Police assigned to the two rallies did not make any arrests until protesters blocked auto traffic on Houston St.

“They [police] were very polite — and some were even sympathetic,” said Lenny Fox, a Judson member for many years who was one of the 10 protesters arrested on Jan. 5. “I told one of the cops about Jean’s situation and he said he felt sorry for the guy. I wished they’d arrested us sooner — it was really cold until they put us in the paddy wagon and took us Downtown,” Fox said.

About 65 people attended the Jan. 5 rally and 50 were at the Jan. 7 protest.

“The officers were very nice and polite,” said Clover Vail, a Chelsea resident and longtime Judson member arrested on Jan. 7. Vail said she has known Montrevil and his family since they joined Judson’s sanctuary movement three years ago. “He and his kids are lovely and his arrest was so unfair,” she said. Vail said that immigration deportation enforcement became especially oppressive after Sept. 2001.

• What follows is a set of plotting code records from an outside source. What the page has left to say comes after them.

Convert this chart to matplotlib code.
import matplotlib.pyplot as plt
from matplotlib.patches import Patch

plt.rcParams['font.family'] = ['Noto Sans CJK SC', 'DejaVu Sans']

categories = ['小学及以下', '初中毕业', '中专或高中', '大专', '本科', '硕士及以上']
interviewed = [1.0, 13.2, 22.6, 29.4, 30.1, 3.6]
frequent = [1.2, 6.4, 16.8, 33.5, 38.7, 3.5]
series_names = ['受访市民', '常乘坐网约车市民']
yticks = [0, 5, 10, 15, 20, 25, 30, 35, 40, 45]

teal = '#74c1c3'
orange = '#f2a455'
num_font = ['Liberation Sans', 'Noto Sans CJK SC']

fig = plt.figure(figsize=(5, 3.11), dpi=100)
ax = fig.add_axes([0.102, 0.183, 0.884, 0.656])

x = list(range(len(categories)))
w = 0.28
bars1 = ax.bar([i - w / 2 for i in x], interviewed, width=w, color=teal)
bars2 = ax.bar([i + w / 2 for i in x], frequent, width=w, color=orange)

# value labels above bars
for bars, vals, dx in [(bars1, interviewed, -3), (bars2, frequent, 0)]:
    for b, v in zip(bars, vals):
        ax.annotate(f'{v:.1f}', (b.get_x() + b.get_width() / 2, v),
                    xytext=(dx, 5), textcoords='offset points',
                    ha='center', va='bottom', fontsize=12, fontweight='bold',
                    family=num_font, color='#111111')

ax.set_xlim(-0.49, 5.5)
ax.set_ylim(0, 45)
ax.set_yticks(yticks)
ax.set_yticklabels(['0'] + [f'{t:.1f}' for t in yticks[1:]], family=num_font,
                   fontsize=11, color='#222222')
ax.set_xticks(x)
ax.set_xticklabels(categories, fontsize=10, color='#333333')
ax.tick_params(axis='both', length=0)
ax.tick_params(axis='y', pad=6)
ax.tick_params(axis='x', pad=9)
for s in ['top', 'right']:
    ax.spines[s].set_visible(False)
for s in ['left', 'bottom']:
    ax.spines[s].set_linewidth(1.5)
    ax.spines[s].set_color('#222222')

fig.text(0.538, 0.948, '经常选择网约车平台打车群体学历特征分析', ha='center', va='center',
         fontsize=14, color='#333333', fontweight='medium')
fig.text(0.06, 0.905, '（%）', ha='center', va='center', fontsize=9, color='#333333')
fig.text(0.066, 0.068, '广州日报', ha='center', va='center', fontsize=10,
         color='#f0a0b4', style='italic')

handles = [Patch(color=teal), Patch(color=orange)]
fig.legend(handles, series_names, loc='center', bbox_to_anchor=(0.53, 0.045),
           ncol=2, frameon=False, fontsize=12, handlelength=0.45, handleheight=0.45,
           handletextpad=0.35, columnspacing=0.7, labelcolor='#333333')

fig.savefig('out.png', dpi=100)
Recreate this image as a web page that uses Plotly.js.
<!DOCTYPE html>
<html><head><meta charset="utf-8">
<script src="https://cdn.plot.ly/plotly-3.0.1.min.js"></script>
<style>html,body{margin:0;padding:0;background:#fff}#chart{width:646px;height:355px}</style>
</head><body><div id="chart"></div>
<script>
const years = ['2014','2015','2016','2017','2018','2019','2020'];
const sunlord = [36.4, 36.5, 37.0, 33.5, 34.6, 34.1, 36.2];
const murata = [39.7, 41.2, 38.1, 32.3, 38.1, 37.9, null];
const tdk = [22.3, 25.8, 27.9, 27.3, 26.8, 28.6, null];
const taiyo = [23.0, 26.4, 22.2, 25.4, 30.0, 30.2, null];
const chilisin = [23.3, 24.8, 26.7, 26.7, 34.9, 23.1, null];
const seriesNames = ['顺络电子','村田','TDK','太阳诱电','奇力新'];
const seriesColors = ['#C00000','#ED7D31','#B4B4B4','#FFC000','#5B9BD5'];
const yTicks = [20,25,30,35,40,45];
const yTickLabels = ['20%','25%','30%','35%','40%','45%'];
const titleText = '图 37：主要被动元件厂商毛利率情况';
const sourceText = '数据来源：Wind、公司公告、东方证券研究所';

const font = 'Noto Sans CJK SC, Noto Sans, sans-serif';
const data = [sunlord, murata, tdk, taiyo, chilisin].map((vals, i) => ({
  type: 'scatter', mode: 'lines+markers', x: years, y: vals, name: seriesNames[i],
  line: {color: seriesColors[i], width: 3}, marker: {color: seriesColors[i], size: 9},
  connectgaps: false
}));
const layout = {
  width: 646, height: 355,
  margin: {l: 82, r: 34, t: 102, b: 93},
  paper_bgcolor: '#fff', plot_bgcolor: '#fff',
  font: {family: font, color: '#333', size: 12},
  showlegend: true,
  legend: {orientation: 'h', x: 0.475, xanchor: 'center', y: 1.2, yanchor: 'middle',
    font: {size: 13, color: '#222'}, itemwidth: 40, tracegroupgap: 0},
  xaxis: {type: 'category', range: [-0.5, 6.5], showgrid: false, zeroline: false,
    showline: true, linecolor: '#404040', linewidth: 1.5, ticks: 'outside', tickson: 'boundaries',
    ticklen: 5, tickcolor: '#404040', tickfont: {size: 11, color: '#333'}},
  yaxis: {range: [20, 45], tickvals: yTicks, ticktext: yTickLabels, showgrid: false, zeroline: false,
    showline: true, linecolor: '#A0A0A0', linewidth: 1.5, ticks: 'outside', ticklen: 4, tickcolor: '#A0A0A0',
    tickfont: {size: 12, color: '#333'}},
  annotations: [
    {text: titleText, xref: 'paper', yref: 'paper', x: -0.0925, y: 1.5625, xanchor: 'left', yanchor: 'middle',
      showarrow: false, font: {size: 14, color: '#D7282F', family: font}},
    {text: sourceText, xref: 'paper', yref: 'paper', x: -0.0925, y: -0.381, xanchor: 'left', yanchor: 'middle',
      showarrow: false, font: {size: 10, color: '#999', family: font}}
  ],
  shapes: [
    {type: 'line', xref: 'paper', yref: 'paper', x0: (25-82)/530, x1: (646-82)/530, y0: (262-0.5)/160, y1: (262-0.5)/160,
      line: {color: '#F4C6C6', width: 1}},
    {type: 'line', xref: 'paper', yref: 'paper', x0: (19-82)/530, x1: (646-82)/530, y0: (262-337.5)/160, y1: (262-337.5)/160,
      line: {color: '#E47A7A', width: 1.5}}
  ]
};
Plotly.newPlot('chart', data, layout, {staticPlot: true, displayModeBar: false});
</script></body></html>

In addition to Schaper, Fox and Cruz, others arrested on Jan. 5 were Lulu Fogarty, teacher at Judson Sunday School, which the Montrevil children attend; Reverend Michael Caine, former head of the New York Conference of the United Church of Christ and current pastor of Old First Reform Church in Philadelphia; Reverend Mark Marsh, pastor of Victoria Congregational Church in Queens; Susan Julia, ordination candidate at Judson; Paul Thorson, Union Theological seminarian; and Michele Fei, lawyer with the Immigrant Defense Project in Manhattan.

In addition to Vail and Fernandez, others arrested on Jan. 7 were Reverend Susan Switzer of Union Theological Seminary and member of Riverside Church; Reverend Eleanor Harrison, a nursing home chaplain and Judson member; Reverend Sherrilyn J. Posey, Judson Church member; Aarti Shahani, Harvard graduate student and co-founder of Families for Freedom; Christina (C.B.) Stewart, community minister at Lemuel Haynes United Church of Christ and Judson; Catherine Stetts, Judson member; and Craig Kuehl, also a member of Judson.

A photo of immigration activist Jean Montrevil and his family.